Tudo é intrigante no documento "Uma ponte para o futuro" - suas origens, meios e fins. Apresentado pelo vice-presidente da República, Michel Temer (PMDB-SP), sob a chancela intelectual da Fundação Ulysses Guimarães, think tank do PMDB, ele parece uma enquete com fatia seleta do empresariado, economistas da oposição e políticos tucanos escolhidos a dedo. Não se conhecem os autores.
Batizado de "proposta Temer", é programa mais ortodoxo que surgiu nos últimos anos, patrocinado por forças políticas relevantes no país. À diferença da "Agenda Brasil", também lançada às pressas, não tem digitais de interesses paroquiais da federação pemedebista. Comparado ao programa de governo de Aécio Neves, do PSDB, lançado nas eleições, ele vai mais longe e mais fundo nas poucas e vitais questões que aborda, como a do Orçamento - fim de todas as vinculações, constitucionais, por exemplo -, das regras para o uso eficiente do dinheiro públicos e de sua supervisão, das reformas estruturais urgentes, como a da Previdência, enfeixadas pela intenção central de eliminar todo tipo de indexação ainda vigente na economia.
É um programa liberal acabado, com muitos pontos vitais e corretos que habitam o ideário de vários setores do empresariado e de economistas ortodoxos. A clareza e radicalidade das propostas, porém, suscitam a questão imediata de saber que partidos poderiam encampá-las e apoiá-las no Congresso. A resposta: quase nenhum. Nem mesmo o PMDB, que ainda mantém em seu programa frases como: "A partir da década de 90, os "neoliberais", radicalizando a proposta liberal, promoveram o desmonte do Estado, a desorganização da atividade produtiva e a profunda deterioração das condições de vida do nosso povo" (PMDB: Democracia com Desenvolvimento").
O PMDB, o fiel da balança da governabilidade no Congresso, é arraigadamente fisiológico na defesa de interesses grupais, vários pouco republicanos, e nada mais contrário à legenda que contas públicas em ordem e austeridade nos gastos. E até mesmo o programa tímido de ajuste como o submetido pelo governo Dilma ao Congresso enfrenta dificuldades insuperáveis, pagando um pedágio alto aos lobbies parlamentares pelo que consegue aprovar.
Se somadas, as forças de oposição na última eleição foram embaladas por ventos liberais, uma tendência que deve se firmar no futuro. Mas há chances de elas prevalecerem no presente? Esse é outro mistério dessa "ponte" para o futuro, parcialmente esclarecido na explicação de Michel Temer sobre a utilidade do programa. "É para já e para o futuro", disse.

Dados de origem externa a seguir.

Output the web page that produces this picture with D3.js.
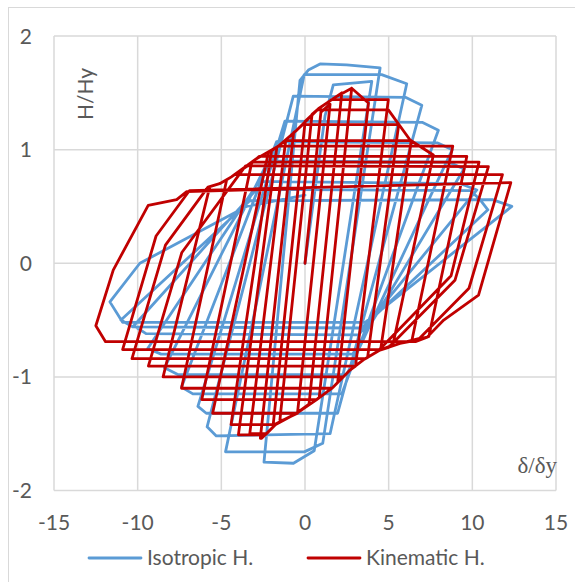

Para já, entenda-se em caso de impeachment, eventualidade na qual o vice apresenta-se previamente como interlocutor com um programa confiável para vastas camadas do eleitorado e forças políticas de centro e direita. Para o futuro, pois se não houver impeachment, o PMDB caminha para abandonar o PT nas próximas eleições, com um programa que, se não é de todo viável, serve de instrumento de barganha, pois possui boas respostas para a crise econômica e o endosso de boa parte do grande empresariado.
O programa-ponte se proclama óbvio candidato a plataforma de um governo de união nacional pós-impeachment. Está em jogo "nada menos que o futuro da nação", que impõe "uma maioria política, mesmo que transitória ou circunstancial" para executá-la. Com Temer na Presidência. Com um programa sério, Temer busca a credibilidade de um ideário que não tem como presidente do PMDB, que é francamente contrário ao modo de operação vital de seu partido e que possivelmente não é sequer o seu.
Situações de crise abrem espaço para líderes se alçarem acima dos partidos, mas em geral eles surgem amparados por milhões de votos. O atual vice-presidente tem só um pouco mais de popularidade que a presidente Dilma - como a dela, é muito baixa. É impossível que reúna até mesmo apoio importante no PMDB.
É curioso, e talvez inédito, que um dos marcos iniciais da próxima disputa eleitoral, seja um programa à frente de um candidato, e não o contrário. Pode ser evidência de que o programa não é para valer. Pode ser mais um lance tático de uma conjuntura muito instável, logo esquecido. Ou pode ser uma incipiente tentativa (outras virão) de soldar a enorme frente antipetista - mesmo que nela se possa contar nos dedos os liberais convictos.